Neville Chamberlain – British Prime Minister (May 1937 to May 1940)

(Pronounced Chame-bah-lin)

This is no villa (Neville), or chamber or inn (Chamberlain), this is 10 Downing Street.

This is no villa (Neville), or chamber or inn (Chamberlain), this is 10 Downing Street.


Neville Chamberlain will forever be regarded as the British Prime Minister who tried to "appease" Adolf Hitler to prevent war.

He became a Conservative MP in 1918 and served in a number of ministerial positions before becoming Prime Minister in May 1937.

In September 1938, Chamberlain went to Germany three times in efforts to prevent the outbreak of war over Hitler's demand that Czechoslovakia should hand over the Sudetenland to Germany. The Sudetenland comprised parts of Bohemia and northern Moravia near the Sudeten mountain ranges.

In the Munich Agreement of September 30 1938, Chamberlain and the then French Prime Minister, Édouard Daladier, granted almost all of Hitler's demands and left Czechoslovakia defenceless.

Chamberlain returned to England as a popular hero, using phrases such as "peace with honour" and "peace for our time". 

However, as insurance against the continuing possibility of war, he immediately ordered the speeding up of the British rearmament program.

In March 1939, when Hitler seized the rest of Czechoslovakia, Chamberlain gave up his policy of appeasement and subsequently published guarantees from Britain and France of armed support for Poland, Romania and Greece in the event of similar attacks. The following month, peacetime military conscription was introduced in Britain for the first time.

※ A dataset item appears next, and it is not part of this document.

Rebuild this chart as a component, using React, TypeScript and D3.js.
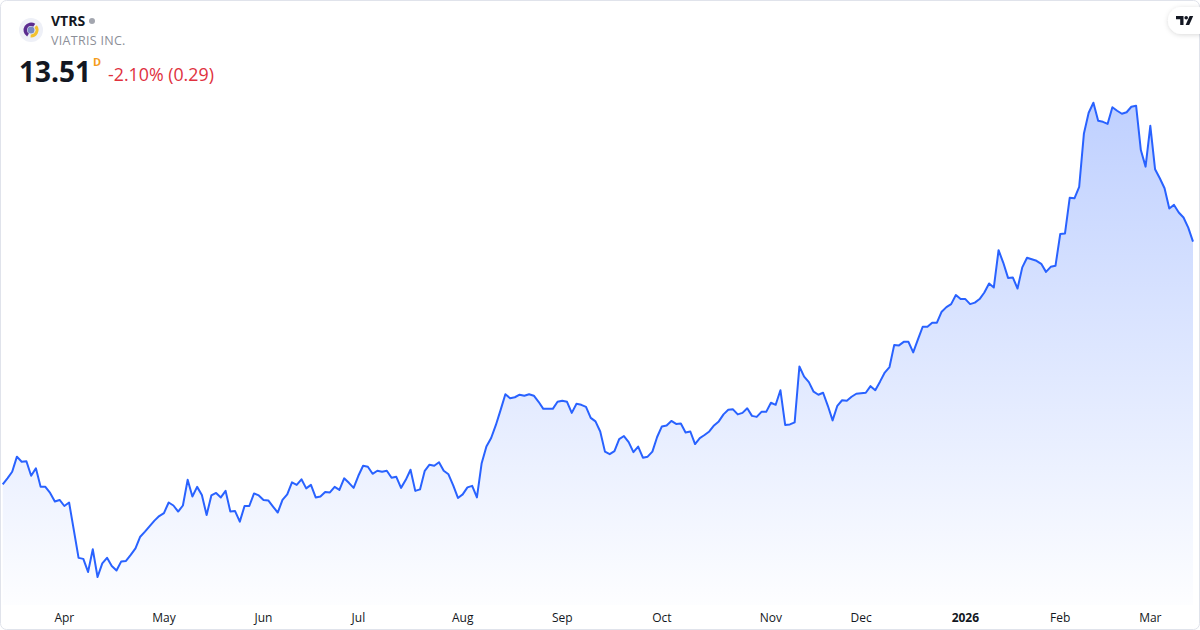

In August 1939, Britain's commitment to Poland was formalised with the signing of the Anglo-Polish pact. When the Germans invaded Poland on September 1 1939, Chamberlain declared war on Germany.

During the "Phoney War" period of sporadic military action, Chamberlain took his foremost critic, Winston Churchill, into his war cabinet as First Lord of the Admiralty.

Following a failed British expedition to Norway in April 1940, Chamberlain lost support among fellow Conservative MPs. He resigned on May 10 1940 which, by coincidence, was the day Germany invaded the Low Countries – Belgium, the Netherlands and Luxembourg.

Chamberlain served for a few months in Churchill's coalition government as Lord President of the Council until ill health forced him to resign. He died on November 9 1940, aged 71.

Interesting fact: Before entering politics, Chamberlain managed his father's sisal plantation on Andros Island in the Bahamas. The fibre of sisal plants is used in making twine, rope, carpets, mattresses, filters, dartboards and many other things.